Equal opportunity objectification? The sexualization of men and women on the cover of Rolling Stone

2011 study by SUNY-Buffalo published in Sexuality and Culture on depictions of women over time in a prominent, trend-setting media space in popular culture.

The images of barely clad men and women that adorn magazine covers, posters, billboards and media of all kinds have been a standard feature of popular culture for decades. Critics often condemn the apparent ever-increasing sexualization of advertisements and mass media. Yet, from a quantitative standpoint, it is not precisely clear how much of an escalation there has been, if any, in the use of sexuality in popular culture and marketing.

A 2011 study from researchers at SUNY-Buffalo published in Sexuality and Culture, “Equal Opportunity Objectification? The Sexualization of Men and Women on the Cover of Rolling Stone, examined whether or not women and men have been increasingly sexualized by comparing Rolling Stone magazine covers from 1967 to 2009. The researchers, Erin Hatton and Mary Nell Trautner, state that they chose the magazine because of its longevity of publishing, and because “representations of men and women on the cover of Rolling Stone resemble popular cultural images broadly, particularly more so than lifestyle magazines which are often explicitly about sex, relationships or sexuality.”

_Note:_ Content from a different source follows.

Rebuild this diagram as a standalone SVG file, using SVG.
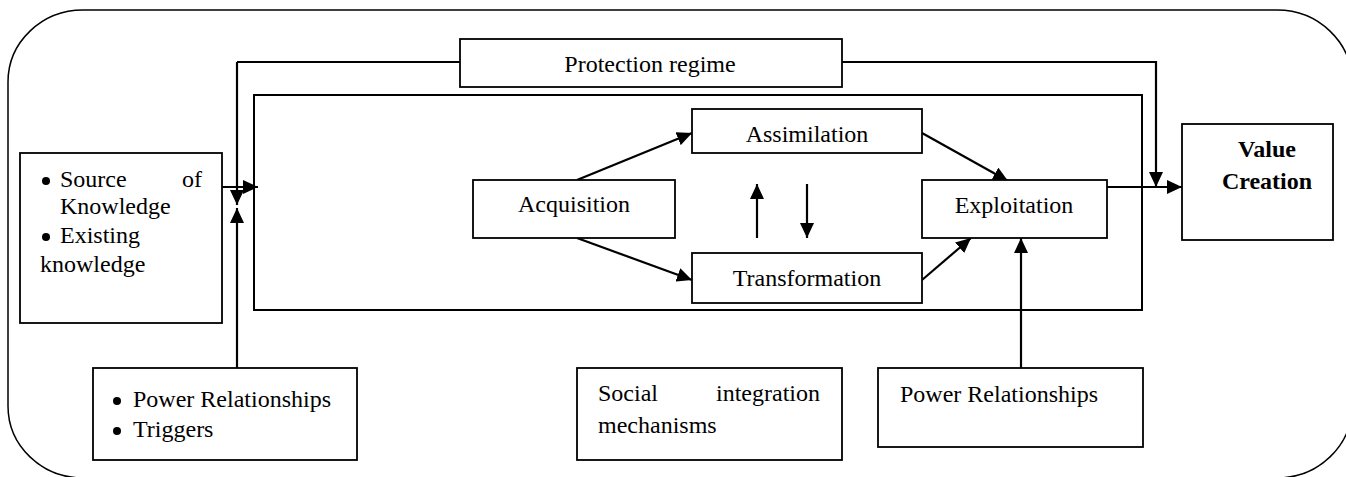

The study’s findings include:

  • Of the 931 covers included in the data set, 651 featured only men, 205 featured only women, and 75 featured women and men together.
  • The pattern of treatment shows a clear change in the depiction of both men and women: “In the 1960s, 11% of men and 44% of women on the covers of Rolling Stone were sexualized. In the 2000s, 17% of men were sexualized (a 55% increase), and 83% of women were sexualized (an 89% increase).”
  • There are fewer images of women that do not exploit sexuality: “Nonsexualized images of women dropped from 56% in the 1960s to 17% in the 2000s, while nonsexualized images of men dropped only slightly from 89% in the 1960s to 83% in the 2000s.”
  • Over the entire time period, 22% of the images of men displayed no sexualized attributes.
  • Hypersexualized images of women increased from 11% in the 1960s to 61% in 2000s.
  • There were 10 times more hypersexualized images of women than men, compared to 11 times more nonsexualized images of men than women.

In conclusion, the researchers state that while “sexualized representations of both women and men increased,” the “hypersexualized images of women (but not men) skyrocketed.” Furthermore, the study’s authors hypothesize that this increased hypersexualization of women may be limiting “cultural scripts for ways of doing femininity.”